Thursday, January 06, 2011

And after that interlude

I can already feel the tan fading, and by the time I was working my way up the bridge into my first kilometre, in the snow, the reality of the training season has set in.

The reality: I've taken the mileage way down in the past month. Fine, I've extended the down period after the fall. Also, the past week of hanging out in the Dominican Republic taught me one thing. All inclusives and the appetite of a marathoner don't mix well. I'm now targetting my training efforts for the dinner table as well as the roads. So fitness and running won't be a problem, however daunting, to ramp back up to the 50 mile plus mark. My vow is to stock the fridge with tonnes of fruits and veggies and really eliminate all the junk out of my house. It works when I shop smart at the grocery store and avoid takeout for meals. It's doable.

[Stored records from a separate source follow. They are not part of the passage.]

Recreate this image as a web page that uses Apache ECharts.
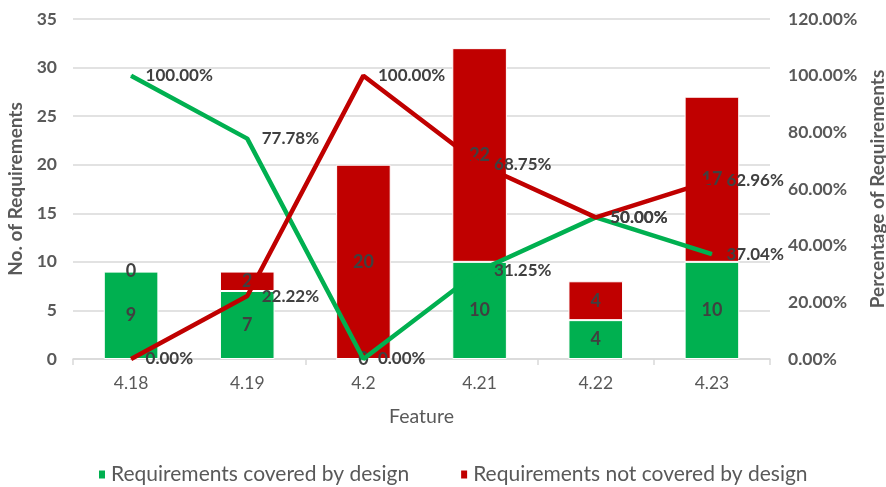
<!DOCTYPE html>
<html>
<head>
<meta charset="utf-8">
<script src="https://cdn.jsdelivr.net/npm/echarts@6/dist/echarts.min.js"></script>
<style>
html,body{margin:0;padding:0;background:#fff;}
#chart{width:886px;height:487px;}
</style>
</head>
<body>
<div id="chart"></div>
<script>
const categories = ['4.18', '4.19', '4.2', '4.21', '4.22', '4.23'];
const covered = [9, 7, 0, 10, 4, 10];
const notCovered = [0, 2, 20, 22, 4, 17];
const pctCovered = [100.00, 77.78, 0.00, 31.25, 50.00, 37.04];
const pctNotCovered = [0.00, 22.22, 100.00, 68.75, 50.00, 62.96];
const leftTicks = {min: 0, max: 35, interval: 5};
const rightTicks = {min: 0, max: 120, interval: 20};

const FONT = 'Lato, "Open Sans", sans-serif';
const GREEN = '#00B050';
const RED = '#C00000';
const LABEL = '#404040';
const AXIS_TXT = '#595959';

const chart = echarts.init(document.getElementById('chart'), null, {renderer: 'canvas'});

const barLabel = {
  show: true, position: 'inside', color: LABEL, fontFamily: FONT,
  fontSize: 18, fontWeight: 'bold'
};
const lineLabel = {
  show: true, position: 'right', distance: 14, color: LABEL, fontFamily: FONT,
  fontSize: 17, fontWeight: 'bold',
  formatter: p => p.value.toFixed(2) + '%'
};

chart.setOption({
  animation: false,
  textStyle: {fontFamily: FONT},
  grid: {left: 73, right: 116, top: 19, bottom: 128, containLabel: false, outerBoundsMode: 'none'},
  legend: {
    bottom: 2,
    padding: 0,
    left: 97,
    data: ['Requirements covered by design', 'Requirements not covered by design'],
    icon: 'rect',
    itemWidth: 8, itemHeight: 10,
    itemGap: 50,
    textStyle: {color: AXIS_TXT, fontSize: 21, fontFamily: FONT}
  },
  xAxis: {
    type: 'category',
    data: categories,
    name: 'Feature',
    nameLocation: 'middle',
    nameGap: 48,
    nameTextStyle: {color: AXIS_TXT, fontSize: 19.5, fontFamily: FONT},
    axisLine: {show: true, lineStyle: {color: '#d9d9d9', width: 1.5}},
    axisTick: {show: true, length: 6, lineStyle: {color: '#d9d9d9', width: 1.5}},
    axisLabel: {color: AXIS_TXT, fontSize: 17.5, margin: 15, fontFamily: FONT}
  },
  yAxis: [
    {
      type: 'value',
      min: leftTicks.min, max: leftTicks.max, interval: leftTicks.interval,
      name: 'No. of Requirements',
      nameLocation: 'middle',
      nameGap: 46,
      nameRotate: 90,
      nameTextStyle: {color: AXIS_TXT, fontSize: 19, fontWeight: 'bold', fontFamily: FONT},
      axisLine: {show: false},
      axisTick: {show: false},
      splitLine: {lineStyle: {color: '#d9d9d9', width: 1.5}},
      axisLabel: {color: AXIS_TXT, fontSize: 17.5, fontWeight: 'bold', margin: 16, fontFamily: FONT}
    },
    {
      type: 'value',
      min: rightTicks.min, max: rightTicks.max, interval: rightTicks.interval,
      name: 'Percentage of Requirements',
      nameLocation: 'middle',
      nameGap: 98,
      nameRotate: 90,
      nameTextStyle: {color: AXIS_TXT, fontSize: 19, fontWeight: 'bold', fontFamily: FONT},
      axisLine: {show: false},
      axisTick: {show: false},
      splitLine: {show: false},
      axisLabel: {
        color: AXIS_TXT, fontSize: 17.5, fontWeight: 'bold', margin: 18, fontFamily: FONT,
        formatter: v => v.toFixed(2) + '%'
      }
    }
  ],
  series: [
    {
      name: 'Requirements covered by design',
      type: 'bar', stack: 'req', yAxisIndex: 0,
      barWidth: '47%',
      data: covered,
      itemStyle: {color: GREEN, borderColor: '#fff', borderWidth: 1},
      label: barLabel,
      z: 2
    },
    {
      name: 'Requirements not covered by design',
      type: 'bar', stack: 'req', yAxisIndex: 0,
      barWidth: '47%',
      data: notCovered,
      itemStyle: {color: RED, borderColor: '#fff', borderWidth: 1},
      label: barLabel,
      z: 2
    },
    {
      name: '% covered',
      type: 'line', yAxisIndex: 1,
      data: pctCovered,
      showSymbol: true, symbol: 'circle', symbolSize: 1,
      lineStyle: {color: GREEN, width: 4.5},
      itemStyle: {color: GREEN},
      label: lineLabel,
      z: 5
    },
    {
      name: '% not covered',
      type: 'line', yAxisIndex: 1,
      data: pctNotCovered,
      showSymbol: true, symbol: 'circle', symbolSize: 1,
      lineStyle: {color: RED, width: 4.5},
      itemStyle: {color: RED},
      label: lineLabel,
      z: 5
    }
  ]
});
</script>
</body>
</html>
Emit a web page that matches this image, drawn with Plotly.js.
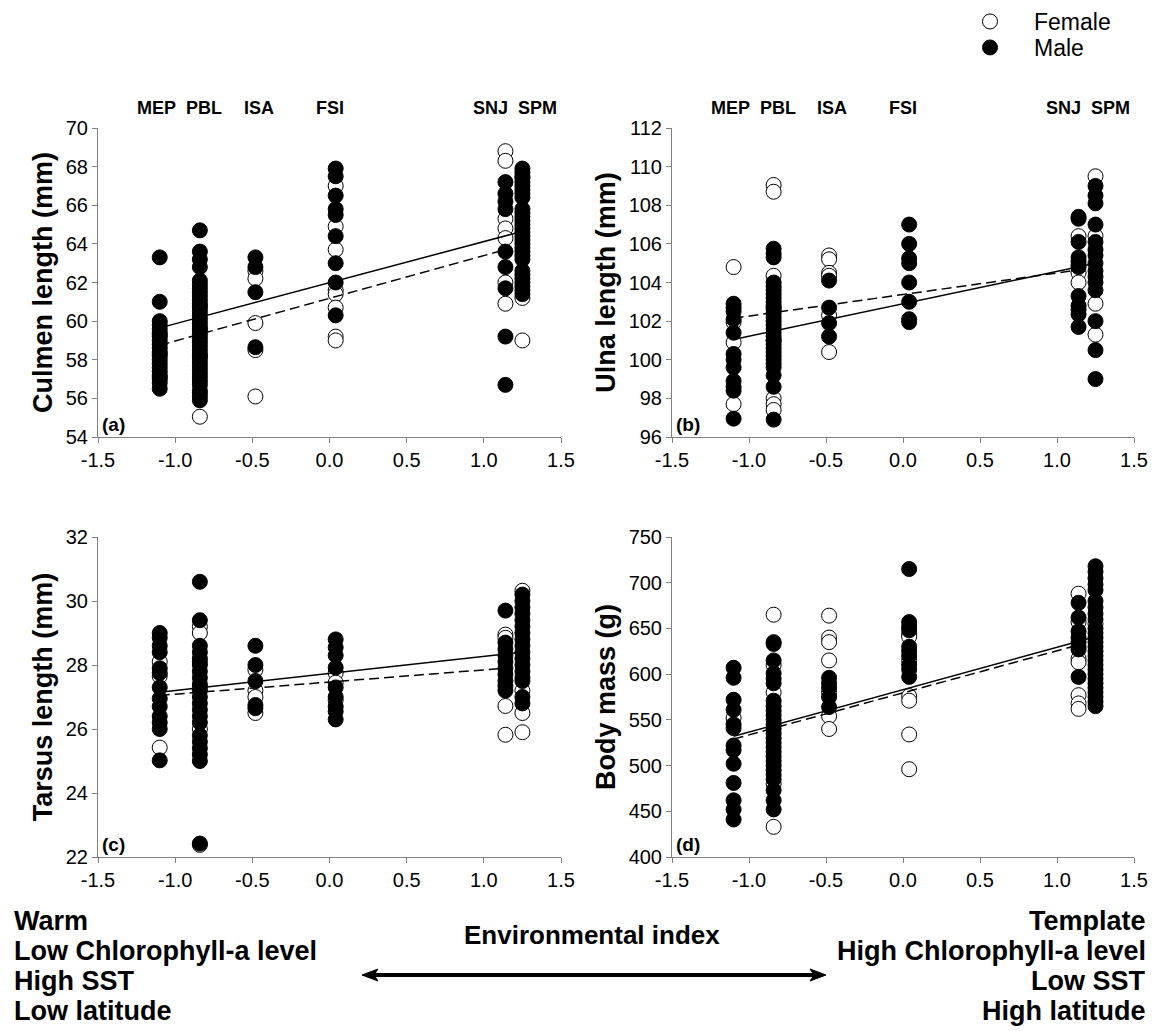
<!DOCTYPE html>
<html>
<head>
<meta charset="utf-8">
<script src="https://cdn.plot.ly/plotly-3.0.1.min.js"></script>
<style>html,body{margin:0;padding:0;background:#fff;}#chart{width:1156px;height:1031px;}</style>
</head>
<body>
<div id="chart"></div>
<script>
// ---------------- DATA ----------------
const siteNames = ['MEP', 'PBL', 'ISA', 'FSI', 'SNJ', 'SPM'];
const siteX = [-1.10, -0.84, -0.48, 0.04, 1.14, 1.25];
const xTickVals = [-1.5, -1.0, -0.5, 0.0, 0.5, 1.0, 1.5];
const xTickText = ['-1.5', '-1.0', '-0.5', '0.0', '0.5', '1.0', '1.5'];

// Culmen length (mm), one list per site (MEP, PBL, ISA, FSI, SNJ, SPM)
const culmenMale = [
  [63.3, 61.0, 60.0, 59.8, 59.6, 59.4, 59.2, 59.0, 58.8, 58.6, 58.4, 58.2, 58.0, 57.8, 57.6, 57.4, 57.2, 57.0, 56.8, 56.5],
  [64.7, 63.6, 63.2, 62.8, 62.1, 61.9, 61.7, 61.5, 61.3, 61.1, 60.9, 60.7, 60.5, 60.3, 60.1, 59.9, 59.7, 59.5, 59.3, 59.1, 58.9, 58.7, 58.5, 58.3, 58.1, 57.9, 57.7, 57.5, 57.3, 57.1, 56.9, 56.7, 56.3, 56.1, 55.9],
  [63.3, 62.8, 61.5, 58.65],
  [67.9, 67.5, 66.5, 65.8, 65.5, 64.4, 63.0, 62.0, 60.3],
  [67.2, 66.6, 66.2, 65.8, 63.6, 62.8, 61.7, 59.2, 56.7],
  [67.9, 67.7, 67.5, 67.2, 67.0, 66.8, 66.6, 66.4, 65.8, 65.6, 65.4, 65.2, 65.0, 64.8, 64.6, 64.4, 64.2, 64.0, 63.8, 63.6, 63.4, 63.2, 62.6, 62.4, 62.2, 62.0, 61.8, 61.6, 61.4]
];
const culmenFemale = [
  [59.3, 58.3, 57.1],
  [60.8, 59.6, 58.2, 56.4, 55.05],
  [62.6, 62.2, 59.9, 58.5, 56.1],
  [67.0, 64.9, 63.7, 61.6, 61.4, 60.7, 59.2, 59.0],
  [68.8, 68.3, 65.3, 64.8, 64.3, 62.0, 60.9],
  [67.4, 61.2, 59.0]
];

// Ulna length (mm)
const ulnaMale = [
  [102.9, 102.7, 102.5, 102.1, 101.4, 100.3, 100.0, 99.6, 98.9, 98.6, 98.4, 96.95],
  [105.75, 105.5, 105.3, 104.0, 103.8, 103.6, 103.4, 103.2, 103.0, 102.8, 102.6, 102.4, 102.2, 102.0, 101.8, 101.6, 101.4, 101.2, 101.0, 100.8, 100.6, 100.4, 100.2, 100.0, 99.8, 99.6, 99.2, 98.6, 96.9],
  [104.1, 102.7, 101.9, 101.2],
  [107.0, 106.0, 105.25, 105.0, 104.0, 103.0, 102.1, 101.95],
  [107.4, 107.3, 106.1, 105.3, 105.1, 104.9, 104.8, 103.3, 102.8, 102.6, 102.35, 101.7],
  [109.0, 108.5, 108.1, 107.0, 106.1, 105.7, 105.4, 105.0, 104.6, 104.3, 104.0, 103.6, 102.0, 100.5, 99.0]
];
const ulnaFemale = [
  [104.8, 101.95, 100.9, 97.7],
  [109.05, 108.7, 104.35, 102.7, 101.0, 98.0, 97.7, 97.4],
  [105.4, 105.2, 104.5, 104.35, 102.3, 100.4],
  [],
  [106.4, 104.5, 104.0],
  [109.5, 106.4, 102.9, 101.3]
];

// Tarsus length (mm)
const tarsusMale = [
  [29.0, 28.85, 28.6, 28.4, 27.9, 27.75, 27.3, 26.95, 26.7, 26.4, 26.2, 26.0, 25.02],
  [30.6, 29.4, 28.6, 28.4, 28.2, 28.0, 27.8, 27.6, 27.4, 27.2, 27.0, 26.8, 26.6, 26.4, 26.2, 25.8, 25.6, 25.4, 25.2, 25.0, 22.42],
  [28.6, 28.0, 27.5, 26.75, 26.65],
  [28.8, 28.55, 28.3, 27.92, 27.3, 27.0, 26.7, 26.55, 26.3],
  [29.7, 28.7, 28.5, 28.3, 28.1, 27.9, 27.7, 27.5, 27.35, 27.2],
  [30.2, 30.0, 29.8, 29.6, 29.4, 29.2, 29.0, 28.8, 28.6, 28.4, 28.2, 28.0, 27.8, 27.6, 27.5, 27.0, 26.8]
];
const tarsusFemale = [
  [28.1, 27.65, 25.42],
  [29.2, 29.0, 28.1, 27.3, 26.0, 22.38],
  [27.85, 27.2, 27.0, 26.5],
  [27.75, 27.45, 26.9],
  [28.95, 28.85, 26.72, 25.82],
  [30.32, 27.2, 26.5, 25.9]
];

// Body mass (g)
const massMale = [
  [607, 596, 572, 561, 545, 541, 522, 517, 502, 481, 462, 452, 441],
  [635, 633, 615, 601, 595, 590, 571, 565, 560, 555, 550, 545, 540, 535, 530, 525, 520, 515, 510, 505, 500, 495, 490, 485, 473, 462, 452],
  [596, 590, 585, 575, 564],
  [715, 657, 652, 648, 630, 625, 620, 610, 605, 597],
  [678, 662, 647, 640, 635, 630, 627, 597],
  [718, 712, 705, 698, 692, 680, 673, 666, 660, 650, 645, 640, 635, 630, 625, 620, 615, 610, 605, 600, 595, 590, 585, 580, 575, 570, 565]
];
const massFemale = [
  [552],
  [665, 610, 580, 480, 433],
  [664, 640, 635, 615, 580, 554, 540],
  [643, 641, 615, 576, 571, 534, 496],
  [688, 657, 617, 613, 577, 568, 562],
  [655]
];

// Regression lines (end points)
const solidFitX = [-1.10, 1.25];
const dashedFitX = [-1.10, 1.14];
const culmenSolidFit = [59.65, 64.65];
const culmenDashedFit = [58.75, 63.7];
const ulnaSolidFit = [101.05, 105.0];
const ulnaDashedFit = [102.15, 104.65];
const tarsusSolidFit = [27.15, 28.4];
const tarsusDashedFit = [27.05, 27.9];
const massSolidFit = [532, 641];
const massDashedFit = [529, 632];

const yTitles = ['Culmen length (mm)', 'Ulna length (mm)', 'Tarsus length (mm)', 'Body mass (g)'];
const panelLetters = ['(a)', '(b)', '(c)', '(d)'];
const yRanges = [[54, 70], [96, 112], [22, 32], [400, 750]];
const yDticks = [2, 2, 2, 50];

const leftTexts = ['Warm', 'Low Chlorophyll-a level', 'High SST', 'Low latitude'];
const rightTexts = ['Template', 'High Chlorophyll-a level', 'Low SST', 'High latitude'];
const xTitle = 'Environmental index';
const legendNames = ['Female', 'Male'];

// ---------------- BUILD ----------------
const FONT = 'Liberation Sans, Arial, Helvetica, sans-serif';
const W = 1156, H = 1031;
const px = v => v / W;
const py = v => 1 - v / H;
// where the site names sit above the top panels (label placement only)
const siteLabelX = [-1.12, -0.81, -0.46, 0.0, 1.04, 1.35];

function expand(groups) {
  const x = [], y = [];
  groups.forEach((g, i) => g.forEach(v => { x.push(siteX[i]); y.push(v); }));
  return { x, y };
}

const panels = [
  { male: culmenMale, female: culmenFemale, solid: culmenSolidFit, dashed: culmenDashedFit },
  { male: ulnaMale, female: ulnaFemale, solid: ulnaSolidFit, dashed: ulnaDashedFit },
  { male: tarsusMale, female: tarsusFemale, solid: tarsusSolidFit, dashed: tarsusDashedFit },
  { male: massMale, female: massFemale, solid: massSolidFit, dashed: massDashedFit }
];

const traces = [];
panels.forEach((p, i) => {
  const xa = i === 0 ? 'x' : 'x' + (i + 1);
  const ya = i === 0 ? 'y' : 'y' + (i + 1);
  const m = expand(p.male), f = expand(p.female);
  traces.push({
    type: 'scatter', mode: 'markers', x: f.x, y: f.y, xaxis: xa, yaxis: ya,
    name: legendNames[0], showlegend: i === 0, legend: 'legend',
    marker: { symbol: 'circle', size: 15, color: '#fff', line: { color: '#000', width: 1 } },
    cliponaxis: false
  });
  traces.push({
    type: 'scatter', mode: 'markers', x: m.x, y: m.y, xaxis: xa, yaxis: ya,
    name: legendNames[1], showlegend: i === 0, legend: 'legend2',
    marker: { symbol: 'circle', size: 15, color: '#000', line: { color: '#000', width: 1 } },
    cliponaxis: false
  });
  traces.push({
    type: 'scatter', mode: 'lines', x: solidFitX, y: p.solid, xaxis: xa, yaxis: ya,
    line: { color: '#000', width: 1.5 }, showlegend: false, hoverinfo: 'skip'
  });
  traces.push({
    type: 'scatter', mode: 'lines', x: dashedFitX, y: p.dashed, xaxis: xa, yaxis: ya,
    line: { color: '#000', width: 1.5, dash: '10px,5px' }, showlegend: false, hoverinfo: 'skip'
  });
});

const xDomL = [px(98), px(561)], xDomR = [px(672), px(1134)];
const yDomT = [py(437), py(128)], yDomB = [py(857), py(537)];

function xaxis(dom, anchor) {
  return {
    domain: dom, anchor: anchor, range: [-1.5, 1.5], tickvals: xTickVals, ticktext: xTickText,
    showline: true, linecolor: '#808080', linewidth: 1, ticks: 'outside', ticklen: 5, tickcolor: '#808080',
    showgrid: false, zeroline: false, tickfont: { family: FONT, size: 20, color: '#000' }, fixedrange: true
  };
}
function yaxis(i, dom, anchor) {
  return {
    domain: dom, anchor: anchor, range: yRanges[i], dtick: yDticks[i], tick0: yRanges[i][0],
    showline: true, linecolor: '#808080', linewidth: 1, ticks: 'outside', ticklen: 5, tickcolor: '#808080',
    showgrid: false, zeroline: false, tickfont: { family: FONT, size: 20, color: '#000' },
    title: { text: yTitles[i], font: { family: FONT, size: 27, color: '#000', weight: 'bold' }, standoff: 5 },
    fixedrange: true
  };
}

const annotations = [];
// site labels above top panels
['x', 'x2'].forEach(xr => {
  siteNames.forEach((s, i) => {
    annotations.push({
      xref: xr, yref: 'paper', x: siteLabelX[i], y: py(108), text: '<b>' + s + '</b>', showarrow: false,
      font: { family: FONT, size: 18, color: '#000' }, xanchor: 'center', yanchor: 'middle'
    });
  });
});
// panel letters
['x', 'x2', 'x3', 'x4'].forEach((xr, i) => {
  const yr = i === 0 ? 'y' : 'y' + (i + 1);
  annotations.push({
    xref: xr + ' domain', yref: yr + ' domain', x: 0.005, y: 0.0, text: '<b>' + panelLetters[i] + '</b>',
    showarrow: false, xanchor: 'left', yanchor: 'bottom', font: { family: FONT, size: 19, color: '#000' }
  });
});
// bottom texts
const rowsY = [921, 951, 981, 1011];
leftTexts.forEach((t, i) => annotations.push({
  xref: 'paper', yref: 'paper', x: px(12), y: py(rowsY[i]), text: '<b>' + t + '</b>', showarrow: false,
  xanchor: 'left', yanchor: 'middle', font: { family: FONT, size: 27, color: '#000' }
}));
rightTexts.forEach((t, i) => annotations.push({
  xref: 'paper', yref: 'paper', x: px(1148), y: py(rowsY[i]), text: '<b>' + t + '</b>', showarrow: false,
  xanchor: 'right', yanchor: 'middle', font: { family: FONT, size: 27, color: '#000' }
}));
annotations.push({
  xref: 'paper', yref: 'paper', x: px(592), y: py(935), text: '<b>' + xTitle + '</b>', showarrow: false,
  xanchor: 'center', yanchor: 'middle', font: { family: FONT, size: 26, color: '#000' }
});

// double-headed arrow
const ax0 = 362, ax1 = 826, ay = 975, ah = 16, aw = 6;
const shapes = [
  { type: 'line', xref: 'paper', yref: 'paper', x0: px(ax0 + 8), x1: px(ax1 - 8), y0: py(ay), y1: py(ay), line: { color: '#000', width: 4 } },
  { type: 'path', xref: 'paper', yref: 'paper', fillcolor: '#000', line: { color: '#000', width: 1 },
    path: `M ${px(ax0)} ${py(ay)} L ${px(ax0 + ah)} ${py(ay - aw)} L ${px(ax0 + ah - 4)} ${py(ay)} L ${px(ax0 + ah)} ${py(ay + aw)} Z` },
  { type: 'path', xref: 'paper', yref: 'paper', fillcolor: '#000', line: { color: '#000', width: 1 },
    path: `M ${px(ax1)} ${py(ay)} L ${px(ax1 - ah)} ${py(ay - aw)} L ${px(ax1 - ah + 4)} ${py(ay)} L ${px(ax1 - ah)} ${py(ay + aw)} Z` }
];

const legendStyle = (topPx) => ({
  x: px(946), y: py(topPx), xanchor: 'left', yanchor: 'top', bgcolor: 'rgba(0,0,0,0)',
  font: { family: FONT, size: 23, color: '#000' }, itemwidth: 78
});

const layout = {
  width: W, height: H, margin: { l: 0, r: 0, t: 0, b: 0 },
  paper_bgcolor: '#fff', plot_bgcolor: '#fff',
  font: { family: FONT, color: '#000' },
  showlegend: true,
  legend: legendStyle(0),
  legend2: legendStyle(26),
  xaxis: xaxis(xDomL, 'y'), yaxis: yaxis(0, yDomT, 'x'),
  xaxis2: xaxis(xDomR, 'y2'), yaxis2: yaxis(1, yDomT, 'x2'),
  xaxis3: xaxis(xDomL, 'y3'), yaxis3: yaxis(2, yDomB, 'x3'),
  xaxis4: xaxis(xDomR, 'y4'), yaxis4: yaxis(3, yDomB, 'x4'),
  annotations: annotations, shapes: shapes
};

Plotly.newPlot('chart', traces, layout, { displayModeBar: false, staticPlot: true });
</script>
</body>
</html>
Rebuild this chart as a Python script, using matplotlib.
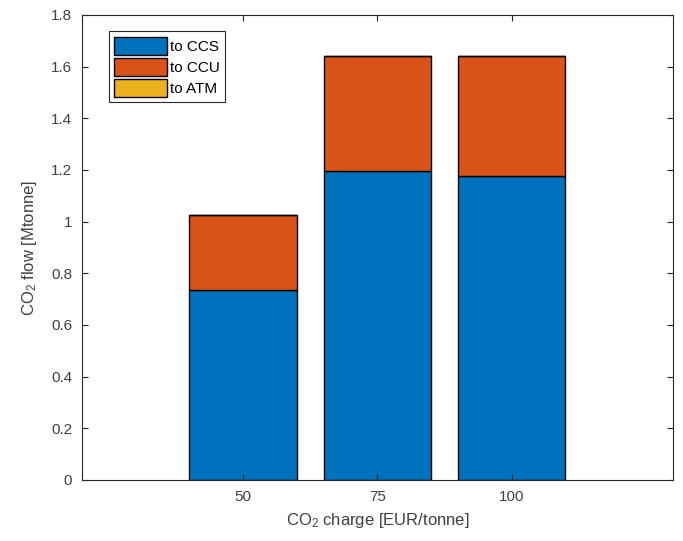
import matplotlib
matplotlib.use("Agg")
import matplotlib.pyplot as plt
import numpy as np

plt.rcParams['font.family'] = ['Liberation Sans', 'DejaVu Sans']
plt.rcParams['mathtext.default'] = 'regular'

# CO2 charge [EUR/tonne] and flows [Mtonne]
charge = [50, 75, 100]
to_ccs = [0.735, 1.195, 1.175]
to_ccu = [0.29, 0.445, 0.465]
to_atm = [0.0, 0.0, 0.0]

labels = ['to CCS', 'to CCU', 'to ATM']
colors = ['#0072BD', '#D95319', '#EDB120']
axcol = '#262626'

fig = plt.figure(figsize=(6.83, 5.41), dpi=100)
ax = fig.add_axes([0.120, 0.1128, 0.865, 0.8595])

x = np.array(charge, dtype=float)
bottom = np.zeros(len(x))
for vals, lab, c in zip([to_ccs, to_ccu, to_atm], labels, colors):
    ax.bar(x, vals, width=20, bottom=bottom, color=c, edgecolor='black',
           linewidth=1.0, label=lab)
    bottom += np.array(vals)

ax.set_xlim(20, 130)
ax.set_ylim(0, 1.8)
ax.set_xticks(charge)
ax.set_yticks(np.arange(0, 1.81, 0.2))
ax.set_yticklabels(['0', '0.2', '0.4', '0.6', '0.8', '1', '1.2', '1.4', '1.6', '1.8'])
ax.tick_params(direction='in', top=True, right=True, length=4, width=0.8,
               labelsize=11, colors=axcol, labelcolor='#404040', pad=7)
for s in ax.spines.values():
    s.set_color(axcol)
    s.set_linewidth(0.8)

ax.set_xlabel('CO$_2$ charge [EUR/tonne]', fontsize=12, color='#404040', labelpad=5)
ax.set_ylabel('CO$_2$ flow [Mtonne]', fontsize=12, color='#404040', labelpad=9)

leg = ax.legend(loc='upper left', bbox_to_anchor=(0.045, 0.965), fontsize=11,
                handlelength=3.5, handleheight=1.45, handletextpad=0.15,
                labelspacing=0.2, borderpad=0.35, borderaxespad=0,
                fancybox=False, framealpha=1, edgecolor=axcol)
leg.get_frame().set_linewidth(0.8)

fig.savefig('out.png', dpi=100)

The races are set. In exactly two months, I'll be the 1:45 pace bunny for the Chilly Half Marathon in Burlington, followed by the Around the Bay 30K in late month. Next, it'll be Boson, followed by a shorter (5K race) in April, then my 'goal' Toronto Marathon in May. With all that planned, I've got plenty of work to get to race shape by the time I put on those rabbit ears.

As I was finishing up my snowy six miler tonight, I looked across the street at one of those condo gyms, which usually have two or three people working out at the supper hour. Today, about a dozen packed the room. New Year's Resolution crowd is so predictable, and I've never trapped myself into that thinking. I did have to fight the urge to stay in rather than do my run, but I think I shook off that feeling. Running in the winter is not easy, treading on snow takes a little more effort and every stride is a bit harder. I always thought that extra work helps you get marathon fit for late March and April when the snow clears and you can really go all out on the roads.

The months ahead: Night time and early mornings will be on the schedule. I'll have to break out the thermal underwear, double up on the mitts, crack open those hand warmers and face those long runs with dread. Sure, they're great four miles in, but it'll still hurt at first. On some runs, like I did today, I'll try to picture what it was like to run in the warm sand, oceanside, my fare feet striking the salty tide.